The Committee have had under consideration the Memorandum dated 18th December, 1865, from the Honorable the Minister of Finance, submitting for the consideration of Your Excellency in Council, that it appears from the Report to Congress of the Secretary of the Treasury of the United States, as well as from information obtained by him, the Minister of Finance, in recent conversations had at Washington with the Secretary of State, and the Secretary of the Treasury of the United States, that the American Government are not disposed to submit to Congress any proposal for the renewal of the Reciprocity Treaty, but consider that commercial relations between the United States and the British North American provinces, should form the subject of concerted legislation.

That under these circumstances he submits that in as much as the Treaty will expire on the 17th March next, there is no reasonable probability that the Congress of the United States will, before that date, decide in any way upon their policy in this respect, while it is manifest that no corresponding legislation could possibly take place in each of the British Provinces; that it is therefore evident that unless some understanding be arrived at with the American Government, for a temporary continuance of existing arrangements, the Trade between the two countries must be subject to serious disturbance, by the expiry of the Treaty on the 17th March.

That the proposal of the Secretary of the Treasury to substitute legislation in lieu of the Treaty, can only apply to those portions of the treaty which referred to commercial subjects. That the national rights involved in the engagements relative to the Fisheries, and to the navigation of the Great Lakes and the St Lawrence, cannot, he believes, be dealt with otherwise than by Treaty or Convention between Great Britain and the United States.

That the subjects embraced in the Reciprocity Treaty are two-fold. That those relating to Trade and Commerce can, if it be so determined, be reserved for the action of the respective Legislatures—each Country pursuing the policy that is most in accordance with its own interests, while those relating to International engagements must either be continued by Treaty, or each nation will revert to its position prior to the execution of the Reciprocity Treaty.

That as the latter class subjects has not been referred to by the Secretary of the Treasury, it is possible it has not received full attention in the decision that would appear to have been arrived at for the abrogation of the Treaty, as it can scarcely be supposed that the United States desire to reproduce the state of things which was happily put an end to by the execution of the Treaty.

That the concessions which were considered to be made by Great Britain in relation to the Fisheries question were, however, so intimately blended with the commercial advantages alleged to have been granted by the United States, that it does not, at this moment, appear possible to consent to the concessions by Great Britain being continued and made permanent in favor of the United States by a new Treaty, while the latter country determines to retain within its own control, all the subjects by which equivalents were considered to have been given to the British Provinces.

That if the objections by the United States to a renewal of the Commercial Treaty rest upon its being an unconstitutional act on their part, it no longer becomes a subject of discussion, and some other course must be devised for the division of the subject, dealing with national rights by treaty and with commercial relations by legislation, and he offers, as his opinion, that no insuperable difficulty need be apprehended in this course, if the subject be approached in a spirit of mutual desire to perfect and to perpetuate the friendly intercourse and Trade between the two Countries—but that it is manifestly impracticable within the time limited for the termination of the Treaty to give the required consideration to the subject, and to settle all the various details connected with it, and that it is therefore very much to be apprehended that the whole engagements of the Treaty will end on the 17th of March, unless the Government of the United States acquiesce in their temporary continuance with a view to negociations.
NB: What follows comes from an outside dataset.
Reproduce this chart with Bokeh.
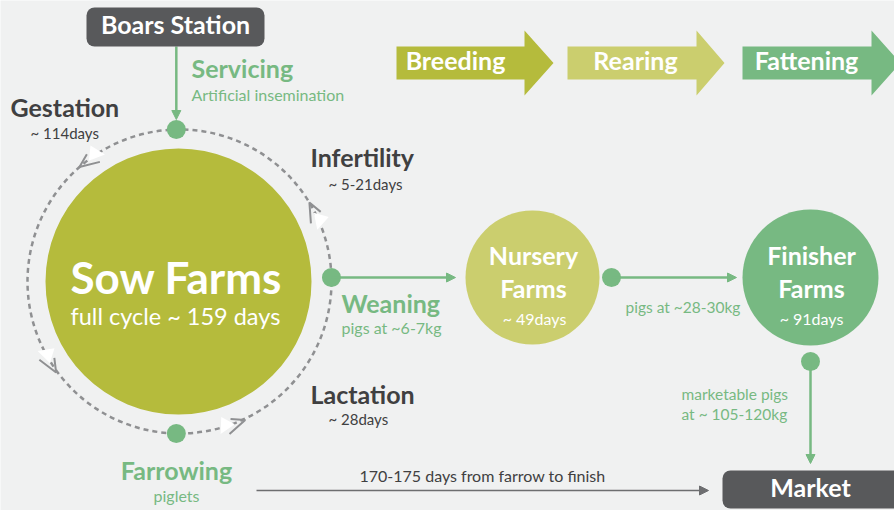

But in case it should be ultimately found necessary to deal with the question of Trade by legislation it must be apparent to the United States Government that extreme difficulty must be experienced in bringing into harmony the views of so many different Legislatures, and much time will be required for the purpose. That in view, therefore, of the proposed Confederation of the British North American Provinces probably taking place at an early day it would appear most desirable to defer, if possible, any legislation arrangements with the United States to the Legislature of the Confederated Provinces, especially as the earliest duty of that body will be to revise and assimilate the existing separate systems of Finance and Trade now existing in each—thus affording the most favourable opportunity for the consideration of any proposals of the American Government relating to Trade and Revenue.

He, the Minister of Finance, therefore recommends that communication be had with Her Majesty’s Representative at Washington; for the purpose of submitting to the government of the United States a proposal for the continuance of the existing Treaty for such period as may be agreed upon for the purpose of negotiation, and that two members of the Council be instructed to put themselves in communication with His Excellency and (subjects to his concurrence) with the authorities at Washington on this subject.
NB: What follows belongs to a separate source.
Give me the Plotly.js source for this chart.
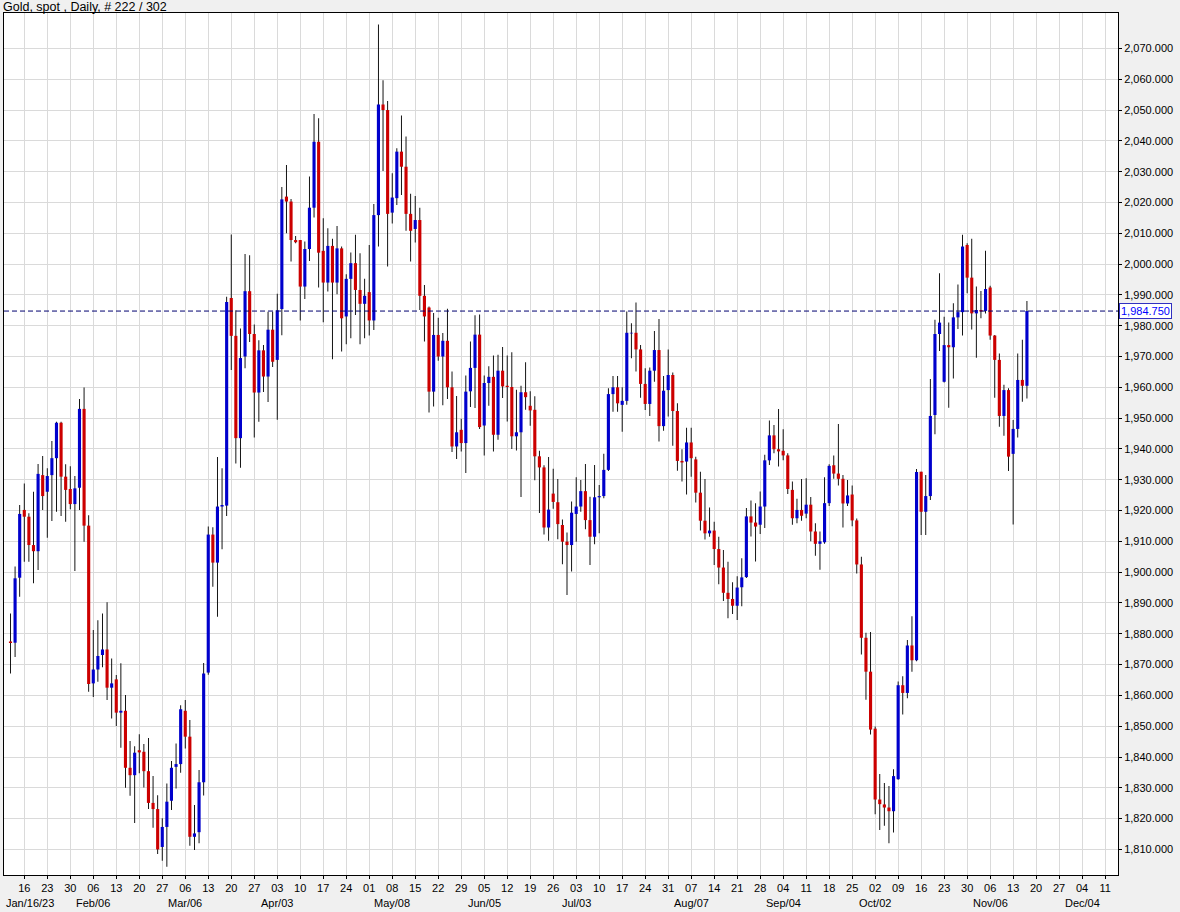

The Minister of Finance further recommends that the action proposed to be taken for the purpose of obtaining delay in the abrogation of the Treaty be communicated by Your Excellency to the Lieutenant Governors of the Maritime Provinces, and that they be requested to inform their respective governments that it is not the intention of the Canadian Government to depart from the course proposed by the Confederate Council on Commercial Treaties, or act in any manner separately or distinctly from the other provinces in the ultimate discussion and decision of the various questions involved, but solely in view of the vast interests in Canada, affected by the possible termination of the Treaty, to use every exertion, in the meantime, to obtain delay, with the intention, hereafter, of considering, in connection with the Sister Provinces, any suggestions that may be made on the part of the United States, in relation to the future commercial intercourse between the two countries, and that the Maritime Provinces be invited to send Representatives to Washington, for the same purpose, and be informed that it is proposed to hold a meeting of the Confederate Council on Commercial Treaties at Ottawa, so soon as the position of the question would warrant it, founded upon the information to be received from Washington, as to the probable extension or final abrogation of the Reciprocity Treaty.


W.H. LEE, C.E.C.

At this stage Mr. Brown, after a long and earnest discussion, said he could not concur in the policy indicated, and if the Council adopted it he would be obliged to take other steps. The question, however, was put and unanimously carried, the Provincial Secretary alone being absent. Upon the declaration that it was passed, Mr. Brown rose and said he could not sign it and would resign. Before giving his resignation that hon. gentleman had stated, however, that he would support the policy of Confederation, and, as far as possible, the general measures of the Government. These were the sensible facts, and it was now for the country to judge them.

The House then adjourned.


[1]      Canadian-American Reciprocity Treaty of 1854 (Elgin-Marcy Treaty). The United States passed a Joint Resolution abrogating the treaty in Jan. 1865. It was formally terminated on Mar. 17, 1866.